All of this is total BULL! There are few DOS commands to enable access. I wish I remembered them. I used it for gaining access to the sync folder... Rats I wish I took note. It has nothing to do with permissions, there is a block and there as a
command to turn it OFF, then all works just fine. Nothing to do with the typical **** answer "duh use runas"
It appears that these are symbolic links and that WIn7 hasn't got the wherewithal to follow the symlink to the real folder to assess the security settings. - Hence everyone's frustration.
For those of us who are extremely technical, we'd like to be able to remove and re-create a link as needed to test a scenario...
I've done it for years with Altos Xenix, SCO Xenix, SCO OS/5, AIX and Linux from Caldera 2.2 through todays versions... Windows has been moving in a direction to incorporate more *nix like concepts as they move away from their DOS orientation, but in the
process they have focused on the "general user" at the expense of the "administrative user" (i.e. "root" in *nix)

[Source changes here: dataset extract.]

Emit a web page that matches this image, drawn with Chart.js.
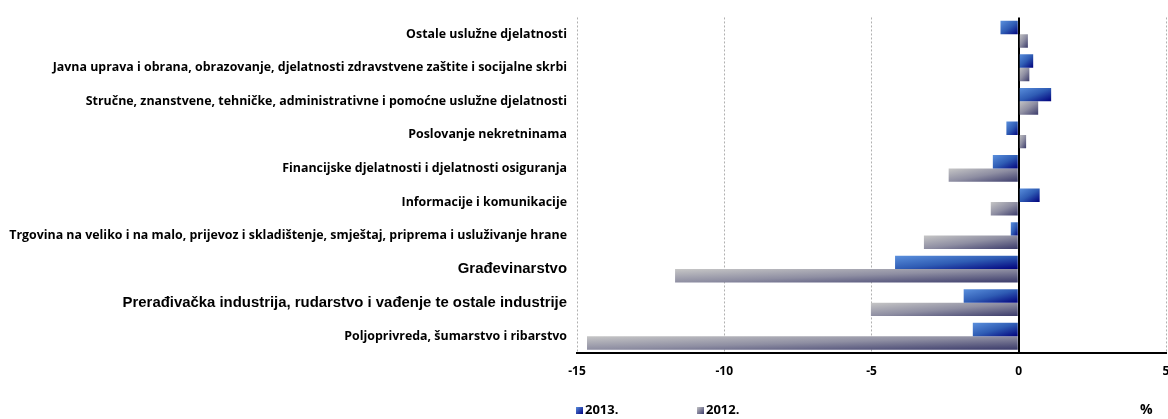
<!DOCTYPE html>
<html>
<head>
<meta charset="utf-8">
<script src="https://cdn.jsdelivr.net/npm/chart.js@4.4.1/dist/chart.umd.min.js"></script>
<style>
    html, body { margin: 0; padding: 0; background: #fff; }
    #wrap { position: relative; width: 1168px; height: 419px; overflow: hidden; }
    #legenda { position: absolute; top: 400px; left: 576px; font: bold 13px "Open Sans", sans-serif; color: #000; }
    .stavka { position: absolute; top: 0; white-space: nowrap; }
    .kvadrat { display: inline-block; width: 7px; height: 7px; margin-right: 2px; vertical-align: 0px; }
    #postotak { position: absolute; left: 1140px; top: 399px; font: bold 14px "Open Sans", sans-serif; }
</style>
</head>
<body>
<div id="wrap">
    <canvas id="chartDjelatnosti" width="1168" height="419"></canvas>
    <div id="legenda">
        <span class="stavka" style="left:0"><span class="kvadrat" style="background:linear-gradient(135deg,#5a8fdc,#000080)"></span>2013.</span>
        <span class="stavka" style="left:121px"><span class="kvadrat" style="background:linear-gradient(135deg,#c4c4c4,#3c3c6c)"></span>2012.</span>
    </div>
    <div id="postotak">%</div>
</div>
<script>
const djelatnosti = [
    'Ostale uslužne djelatnosti',
    'Javna uprava i obrana, obrazovanje, djelatnosti zdravstvene zaštite i socijalne skrbi',
    'Stručne, znanstvene, tehničke, administrativne i pomoćne uslužne djelatnosti',
    'Poslovanje nekretninama',
    'Financijske djelatnosti i djelatnosti osiguranja',
    'Informacije i komunikacije',
    'Trgovina na veliko i na malo, prijevoz i skladištenje, smještaj, priprema i usluživanje hrane',
    'Građevinarstvo',
    'Prerađivačka industrija, rudarstvo i vađenje te ostale industrije',
    'Poljoprivreda, šumarstvo i ribarstvo'
];
const vrijednosti2013 = [-0.62, 0.49, 1.1, -0.42, -0.88, 0.71, -0.27, -4.2, -1.87, -1.56];
const vrijednosti2012 = [0.31, 0.36, 0.66, 0.25, -2.38, -0.95, -3.22, -11.67, -5.02, -14.66];
const velikeOznake = [7, 8];

// diagonal gradient scaled to each bar (light top-left, dark bottom-right)
function gradijentStupca(ctx, svijetla, srednja, tamna) {
    const chart = ctx.chart;
    const x = chart.scales.x, y = chart.scales.y;
    if (!x || !y || ctx.type !== 'data') return srednja;
    const a = x.getPixelForValue(ctx.raw), b = x.getPixelForValue(0);
    const pojas = Math.abs(y.getPixelForValue(1) - y.getPixelForValue(0));
    const sredina = y.getPixelForValue(ctx.dataIndex);
    if (![a, b, pojas, sredina].every(Number.isFinite) || pojas === 0) return srednja;
    const lijevo = Math.min(a, b);
    const w = Math.max(Math.abs(a - b), 1);
    const h = pojas * 0.8 / 2;
    const vrh = sredina - pojas * 0.4 + ctx.datasetIndex * h;
    const k = 2 * w * h / (w * w + h * h);
    const g = chart.ctx.createLinearGradient(lijevo, vrh, lijevo + k * h, vrh + k * w);
    g.addColorStop(0, svijetla);
    g.addColorStop(0.5, srednja);
    g.addColorStop(1, tamna);
    return g;
}

new Chart(document.getElementById('chartDjelatnosti').getContext('2d'), {
    type: 'bar',
    data: {
        labels: djelatnosti,
        datasets: [
            { label: '2013.', data: vrijednosti2013, backgroundColor: c => gradijentStupca(c, '#5b90dd', '#2f5cb4', '#00007c') },
            { label: '2012.', data: vrijednosti2012, backgroundColor: c => gradijentStupca(c, '#c6c6c6', '#8e8ea2', '#3a3a6a') }
        ]
    },
    options: {
        indexAxis: 'y',
        responsive: false,
        animation: false,
        categoryPercentage: 0.8,
        barPercentage: 1,
        layout: { padding: { top: 12, bottom: 40, left: 0, right: 0 } },
        plugins: { legend: { display: false }, tooltip: { enabled: false } },
        scales: {
            x: {
                min: -15,
                max: 5,
                ticks: { stepSize: 5, color: '#000', padding: 11, font: { family: 'Open Sans', weight: 'bold', size: 12 } },
                grid: {
                    drawTicks: false,
                    color: c => c.tick && c.tick.value === 0 ? '#000' : '#b0b0b0',
                    lineWidth: c => c.tick && c.tick.value === 0 ? 2 : 1
                },
                border: {
                    display: true,
                    color: '#000',
                    width: 2,
                    dash: c => c.tick && c.tick.value === 0 ? [] : [2, 2]
                },
                afterFit: s => { s.height = 26; s.paddingLeft = 0; s.paddingRight = 2; }
            },
            y: {
                ticks: {
                    autoSkip: false,
                    color: '#000',
                    padding: 10,
                    font: c => velikeOznake.includes(c.index)
                        ? { family: 'Liberation Sans', weight: 'bold', size: 14.9 }
                        : { family: 'Open Sans', weight: 'bold', size: 12.4 }
                },
                grid: { display: false, drawTicks: false },
                border: { display: false },
                afterFit: s => { s.width = 577; }
            }
        }
    }
});
</script>
</body>
</html>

I've always wanted to try a stripped down, non-backwards compatible, Windows Server. I'm sure it could be made admin-friendly and allow push updates without spending thousands of dollars on push-update software mechanisms... But so far, they've missed
I have 1 Win7Prof PC at home, 1 Mac and 2 Debian systems. Both the Win and OS/X systems make it very hard to administer/customize/etc. the OS. The 2 Debian systems give more bang for the buck and don't inhibit the root user at all once you make 2 changes
(using "su root" as a user) in /etc/pam.d to allow logging into the desktop as root.
We can always hope MS will see those of us who recommend server platforms as a market at some point. (Wouldn't it be awesome to have basic *nix constructs available for admins? And "bash" vs. "cmd"?)
Ok...The computer is mine, the software is licensed to me...I want access to everything. If I screw it up, I can restore the entire hard drive from my Windows Home Server/ So...let me have access to MY system.